Il lettore potrà dunque obiettare a tal punto: “Ma che problema c’è? non si toglie ai poveri per dare ai ricchi. Semplicemente si dà a tutti, ricchi e poveri; questa è la vera coesione sociale.”
E come si può rispondere a tali obiezioni, siano esse provenienti da persone in buona fede come il buon Pinocchio, scansafatiche come l’accidioso Lucignolo, o perfidi come l’astuto duo Gatto-Volpe?

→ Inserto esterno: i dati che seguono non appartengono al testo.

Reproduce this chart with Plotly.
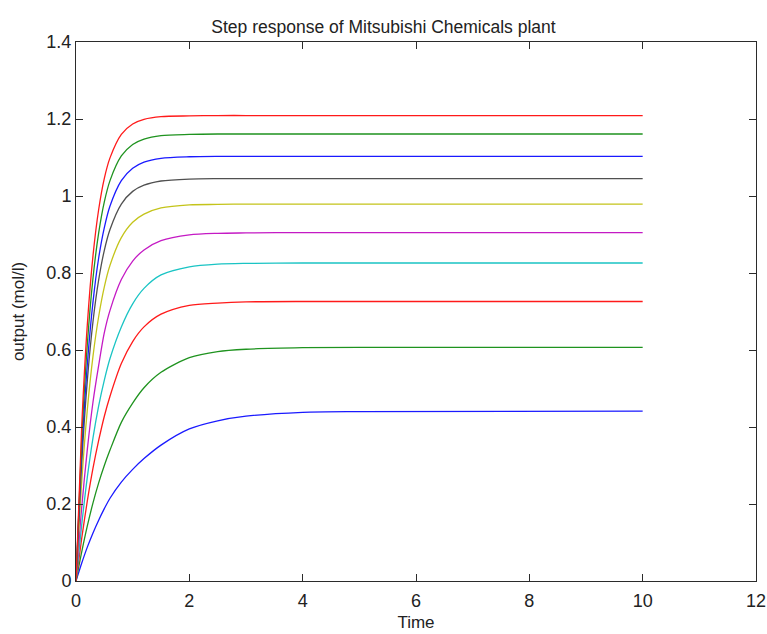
import plotly.graph_objects as go

# Time samples (s)
time = [0, 0.1, 0.2, 0.3, 0.4, 0.5, 0.6, 0.8, 1.0, 1.2, 1.5, 2.0, 2.5, 3.0, 4.0, 5.0, 10.0]

# Output curves (mol/l), bottom to top
out_1 = [0, 0.046, 0.088, 0.125, 0.158, 0.188, 0.215, 0.257, 0.290, 0.318, 0.353, 0.395, 0.416, 0.428, 0.438, 0.440, 0.441]
out_2 = [0, 0.075, 0.143, 0.203, 0.255, 0.300, 0.340, 0.412, 0.462, 0.502, 0.542, 0.580, 0.596, 0.602, 0.606, 0.607, 0.607]
out_3 = [0, 0.110, 0.208, 0.293, 0.365, 0.428, 0.480, 0.565, 0.622, 0.660, 0.693, 0.716, 0.722, 0.725, 0.726, 0.726, 0.726]
out_4 = [0, 0.145, 0.270, 0.372, 0.455, 0.522, 0.578, 0.660, 0.720, 0.760, 0.795, 0.816, 0.823, 0.825, 0.826, 0.826, 0.826]
out_5 = [0, 0.190, 0.342, 0.465, 0.560, 0.645, 0.703, 0.783, 0.831, 0.860, 0.884, 0.899, 0.903, 0.904, 0.905, 0.905, 0.905]
out_6 = [0, 0.256, 0.445, 0.584, 0.687, 0.764, 0.820, 0.892, 0.932, 0.953, 0.969, 0.977, 0.978, 0.979, 0.979, 0.979, 0.979]
out_7 = [0, 0.305, 0.521, 0.674, 0.782, 0.859, 0.913, 0.979, 1.012, 1.028, 1.039, 1.044, 1.045, 1.045, 1.045, 1.045, 1.045]
out_8 = [0, 0.331, 0.563, 0.725, 0.839, 0.918, 0.974, 1.040, 1.072, 1.088, 1.098, 1.102, 1.103, 1.103, 1.103, 1.103, 1.103]
out_9 = [0, 0.365, 0.615, 0.787, 0.904, 0.985, 1.040, 1.104, 1.134, 1.148, 1.157, 1.160, 1.161, 1.161, 1.161, 1.161, 1.161]
out_10 = [0, 0.399, 0.666, 0.845, 0.965, 1.046, 1.099, 1.160, 1.187, 1.199, 1.206, 1.208, 1.209, 1.209, 1.209, 1.209, 1.209]

series = [out_1, out_2, out_3, out_4, out_5, out_6, out_7, out_8, out_9, out_10]
colors = ["#1a1aff", "#1f931f", "#ff1a1a", "#1ac4c4", "#c41ac4", "#c4c41a",
          "#505050", "#1a1aff", "#1f931f", "#ff1a1a"]

x_ticks = [0, 2, 4, 6, 8, 10, 12]
y_ticks = [0, 0.2, 0.4, 0.6, 0.8, 1.0, 1.2, 1.4]
y_tick_text = ["0", "0.2", "0.4", "0.6", "0.8", "1", "1.2", "1.4"]

FONT = "Liberation Sans, Arial, sans-serif"
TXT = "#222222"

fig = go.Figure()
for ys, c in zip(series, colors):
    fig.add_trace(go.Scatter(x=time, y=ys, mode="lines",
                             line=dict(color=c, width=1.3, shape="spline", smoothing=0.8),
                             showlegend=False, hoverinfo="skip"))

axis_common = dict(showline=True, linecolor="#2b2b2b", linewidth=1, mirror="ticks",
                   ticks="inside", ticklen=7, tickcolor="#2b2b2b", tickwidth=1,
                   showgrid=False, zeroline=False, automargin=False,
                   ticklabeloverflow="allow",
                   tickfont=dict(family=FONT, size=18, color=TXT))

fig.update_layout(
    width=767, height=634,
    margin=dict(l=76, r=11, t=42, b=53, autoexpand=False),
    paper_bgcolor="white", plot_bgcolor="white",
    title=dict(text="Step response of Mitsubishi Chemicals plant",
               x=0.5, xref="container", xanchor="center", y=0.967, yref="container",
               font=dict(family=FONT, size=17.5, color=TXT)),
    xaxis=dict(range=[0, 12], tickvals=x_ticks, ticklabelstandoff=3, **axis_common,
               title=dict(text="Time", font=dict(family=FONT, size=17, color=TXT), standoff=6)),
    yaxis=dict(range=[0, 1.4], tickvals=y_ticks, ticktext=y_tick_text, **axis_common,
               title=dict(text="output (mol/l)", font=dict(family=FONT, size=17, color=TXT), standoff=17)),
)

fig.write_html("out.html")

Diversi modi vi sarebbero; ad esempio, anche se oggi il problema non sia tanto reperire delle coperture, potremmo domandarci se in generale, nella nuova narrazione, quella quota di 1,6 miliardi di € destinata al 10% più ricco costituisca veramente “debito buono”, o se piuttosto quella quota non potesse essere utilizzata per fare “debito un po’ più buono” in altri settori, come ad esempio un investimento per assumere diverse migliaia di giovani nella digitalizzazione della PA, oppure nell’Università o nel settore sanitario, solo per portare un paio di esempi.
Ma ovviamente queste sono solo provocazioni di un grillo parlante, che si sa, rompe le palle.
Ma, ricordatevi, lo fa sempre a fin di bene.